Cela introduit la question suivante : à pyramide des âges, longévité et mortalité donnée, est-ce que la durée minimum légale d’éducation dépend de l’accroissement de la durée de vie dans le pays ? La réponse dépend du rapport entre le nombre de contribuables et le nombre d’étudiants. Cependant, ce rapport varie à travers le temps, il est tributaire de la transition démographique, c’est-à-dire d’un processus historique constitué de trois périodes : lorsqu’un pays est pauvre, son taux de mortalité est fort, et nécessite un taux de natalité élevé pour compenser la perte d’habitants. Devenu plus riche, le même pays améliore ses conditions sanitaires et diminue fortement la mortalité globale de la population sans pour autant ralentir sa natalité, du moins dans un premier temps. On assiste donc à un fort accroissement de la population, puis in fine la natalité est ralentie de manière à stabiliser la croissance de sa population. 

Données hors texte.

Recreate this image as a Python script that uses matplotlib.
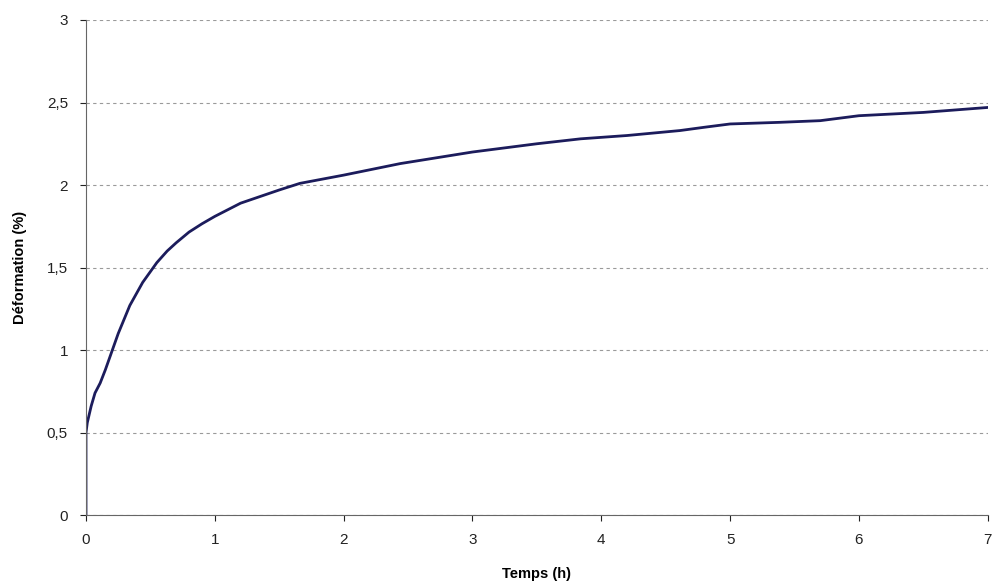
import matplotlib.pyplot as plt

# Courbe de fluage : temps (h) vs deformation (%)
temps = [0, 0.0, 0.01, 0.04, 0.07, 0.11, 0.15, 0.2, 0.25, 0.34, 0.44, 0.55, 0.63, 0.7,
         0.8, 0.9, 1.0, 1.2, 1.5, 1.66, 2.0, 2.44, 3.0, 3.5, 3.84, 4.2, 4.61, 4.8,
         5.0, 5.39, 5.7, 6.0, 6.5, 7.0]
deformation = [0, 0.5, 0.56, 0.66, 0.74, 0.8, 0.88, 0.99, 1.1, 1.27, 1.41, 1.53, 1.6,
               1.65, 1.715, 1.765, 1.81, 1.89, 1.97, 2.01, 2.06, 2.13, 2.2, 2.25, 2.28,
               2.3, 2.33, 2.35, 2.37, 2.38, 2.39, 2.42, 2.44, 2.47]

x_ticks = [0, 1, 2, 3, 4, 5, 6, 7]
y_ticks = [0, 0.5, 1, 1.5, 2, 2.5, 3]
y_labels = ['0', '0,5', '1', '1,5', '2', '2,5', '3']

plt.rcParams['font.family'] = ['Liberation Sans', 'DejaVu Sans']

fig = plt.figure(figsize=(9.92, 5.88), dpi=100)
ax = fig.add_axes([0.0867, 0.124, 0.909, 0.842])

ax.plot(temps, deformation, color='#1c1c5c', linewidth=2)

ax.set_xlim(0, 7)
ax.set_ylim(0, 3)
ax.set_xticks(x_ticks)
ax.set_xticklabels([str(t) for t in x_ticks])
ax.set_yticks(y_ticks)
ax.set_yticklabels(y_labels)
ax.tick_params(labelsize=11, colors='#222222', length=4, pad=9)

ax.yaxis.grid(True, linestyle=(0, (3, 3)), color='#9a9a9a', linewidth=0.8)
ax.set_axisbelow(True)
for s in ['top', 'right']:
    ax.spines[s].set_visible(False)
for s in ['left', 'bottom']:
    ax.spines[s].set_color('#666666')

ax.set_xlabel('Temps (h)', fontsize=10.5, fontweight='bold', labelpad=14)
ax.set_ylabel('Déformation (%)', fontsize=10.5, fontweight='bold', labelpad=14)

fig.savefig('out.png', dpi=100)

    L’article de Bonneuil et Boucekkine s’intéresse à la France de 1806 à 1906 soit la période où la transition démographique s’achève. Au début de la transition (forte mortalité et forte natalité), la mortalité diminue plus rapidement chez les enfants que chez les adultes : les premiers progrès portent surtout sur les améliorations sanitaires et l’accès à l’eau qui améliorent les conditions de vie des enfants sans diminuer la mortalité des générations précédentes. Le nombre de contribuables est peu important eu égard au nombre d’enfants et, de ce fait, le budget alloué à l’éducation per capita est limité. Au début de la transition, la relation est donc négative, on rejette le mécanisme de Ben-Porath. Inversement, à la fin de la transition démographique (faible natalité et faible mortalité) la durée de vie augmente significativement avec les progrès de la médecine et accroît par la même occasion le nombre relatif de contribuables par rapport au nombre d’étudiants, la relation devient positive (plus de ressources à allouer à la génération la plus jeune) et le mécanisme de Ben-Porath s’applique. On en conclut que le mécanisme de Ben-Porath ne peut pas être rejeté ni même affirmé. Sa réalisation dépend d’un processus historique, la transition démographique, qui intervient sur la composition des générations et des revenus fiscaux. 

Le balancier : quand le financement des retraites s’oppose à celui de l’éducation ?

Une fois la transition démographique achevée, que se passe-t-il pour les économies les plus avancées qui ont terminé leur transition, comme la France ? On observe en France un taux de fécondité stable, un couple a en moyenne autour de 2 enfants, ce qui devrait rendre constante la population. Cependant, l’espérance de vie continue d’augmenter (même si cela est plus léger qu’au XXe siècle) accroissant légèrement la taille de la population. Un phénomène inverse à tout ce qui a été évoqué précédemment pourrait apparaître : l’hypothèse du balancier. On passerait d’une situation où la génération la plus jeune diminuerait, la population de contribuables resterait identique, mais celle des retraités grossirait de manière importante. À âge de départ à la retraite stable, une augmentation de la durée de vie va diminuer le ratio contribuables/retraités, et les retraites étant financées par le contribuable, un arbitrage qualité/quantité dans leur financement pourrait s’opérer. Au détriment de l’éducation ?

Références

Bonneuil N. , Boucekkine R. , 2017, "Longevity, age-structure, and optimal schooling," Journal of Economic Behavior & Organization,136 (C), 63-75.